**STATED TASK:**
Write out each line of the listing as it stands, without the images.

####################

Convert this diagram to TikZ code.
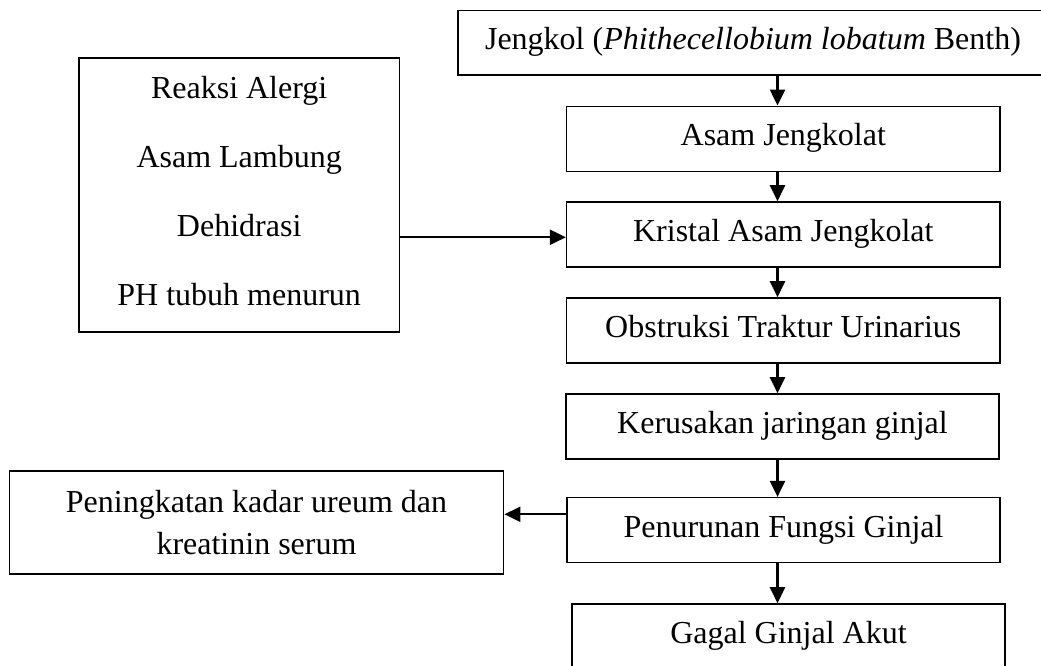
\documentclass[tikz,border=0pt]{standalone}
\usepackage{fontspec}
\setmainfont{Liberation Serif}
\usetikzlibrary{arrows.meta,calc}
\begin{document}
\begin{tikzpicture}[x=1pt,y=1pt,
  boxbase/.style={draw=black, line width=1.6pt, inner sep=0pt, align=center},
  onebox/.style={boxbase, font=\fontsize{32}{38}\selectfont, text height=24pt, text depth=10pt},
  colbox/.style={onebox, minimum width=433.3pt, minimum height=65pt},
  arr/.style={line width=2.4pt, -{Triangle[length=16pt,width=15pt]}}]
\useasboundingbox (0,0) rectangle (1041,666);
\clip (0,0) rectangle (1041,666);
\node[onebox, minimum width=590pt, minimum height=64.3pt] (top) at (753,623.15) {Jengkol (\textit{Phithecellobium lobatum} Benth)};
\node[colbox] (as) at (783.3,527.15) {Asam Jengkolat};
\node[colbox] (kr) at (783.3,431.5) {Kristal Asam Jengkolat};
\node[colbox] (ob) at (783.3,335.5) {Obstruksi Traktur Urinarius};
\node[colbox] (ke) at (782.5,239.5) {Kerusakan jaringan ginjal};
\node[colbox] (pe) at (783.5,135.8) {Penurunan Fungsi Ginjal};
\node[colbox] (ga) at (788.5,29.5) {Gagal Ginjal Akut};
\node[boxbase, font=\fontsize{32}{69}\selectfont, minimum width=320.3pt, minimum height=273.7pt] (lf) at (239.2,470.85)
  {Reaksi Alergi\\Asam Lambung\\Dehidrasi\\PH tubuh menurun\rule[-8.6pt]{0pt}{8.6pt}};
\node[boxbase, font=\fontsize{32}{41.3}\selectfont, minimum width=494.3pt, minimum height=103pt] (pk) at (256.5,143.5)
  {Peningkatan kadar ureum dan\\kreatinin serum};
\coordinate (ax) at (777.5,0);
\draw[arr] (top.south -| ax) -- (as.north -| ax);
\draw[arr] (as.south -| ax) -- (kr.north -| ax);
\draw[arr] (kr.south -| ax) -- (ob.north -| ax);
\draw[arr] (ob.south -| ax) -- (ke.north -| ax);
\draw[arr] (ke.south -| ax) -- (pe.north -| ax);
\draw[arr] (pe.south -| ax) -- (ga.north -| ax);
\draw[arr] ([yshift=-2.8pt]kr.west -| lf.east) -- ([yshift=-2.8pt]kr.west);
\draw[arr] ([yshift=15.9pt]pe.west) -- ([yshift=15.9pt]pe.west -| pk.east);
\end{tikzpicture}
\end{document}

####################

**ANSWER TO THE TASK:**
Convert this diagram to TikZ code.
\documentclass[tikz,border=0pt]{standalone}
\usepackage{fontspec}
\setmainfont{Liberation Serif}
\usetikzlibrary{arrows.meta,calc}
\begin{document}
\begin{tikzpicture}[x=1pt,y=1pt,
  boxbase/.style={draw=black, line width=1.6pt, inner sep=0pt, align=center},
  onebox/.style={boxbase, font=\fontsize{32}{38}\selectfont, text height=24pt, text depth=10pt},
  colbox/.style={onebox, minimum width=433.3pt, minimum height=65pt},
  arr/.style={line width=2.4pt, -{Triangle[length=16pt,width=15pt]}}]
\useasboundingbox (0,0) rectangle (1041,666);
\clip (0,0) rectangle (1041,666);
\node[onebox, minimum width=590pt, minimum height=64.3pt] (top) at (753,623.15) {Jengkol (\textit{Phithecellobium lobatum} Benth)};
\node[colbox] (as) at (783.3,527.15) {Asam Jengkolat};
\node[colbox] (kr) at (783.3,431.5) {Kristal Asam Jengkolat};
\node[colbox] (ob) at (783.3,335.5) {Obstruksi Traktur Urinarius};
\node[colbox] (ke) at (782.5,239.5) {Kerusakan jaringan ginjal};
\node[colbox] (pe) at (783.5,135.8) {Penurunan Fungsi Ginjal};
\node[colbox] (ga) at (788.5,29.5) {Gagal Ginjal Akut};
\node[boxbase, font=\fontsize{32}{69}\selectfont, minimum width=320.3pt, minimum height=273.7pt] (lf) at (239.2,470.85)
  {Reaksi Alergi\\Asam Lambung\\Dehidrasi\\PH tubuh menurun\rule[-8.6pt]{0pt}{8.6pt}};
\node[boxbase, font=\fontsize{32}{41.3}\selectfont, minimum width=494.3pt, minimum height=103pt] (pk) at (256.5,143.5)
  {Peningkatan kadar ureum dan\\kreatinin serum};
\coordinate (ax) at (777.5,0);
\draw[arr] (top.south -| ax) -- (as.north -| ax);
\draw[arr] (as.south -| ax) -- (kr.north -| ax);
\draw[arr] (kr.south -| ax) -- (ob.north -| ax);
\draw[arr] (ob.south -| ax) -- (ke.north -| ax);
\draw[arr] (ke.south -| ax) -- (pe.north -| ax);
\draw[arr] (pe.south -| ax) -- (ga.north -| ax);
\draw[arr] ([yshift=-2.8pt]kr.west -| lf.east) -- ([yshift=-2.8pt]kr.west);
\draw[arr] ([yshift=15.9pt]pe.west) -- ([yshift=15.9pt]pe.west -| pk.east);
\end{tikzpicture}
\end{document}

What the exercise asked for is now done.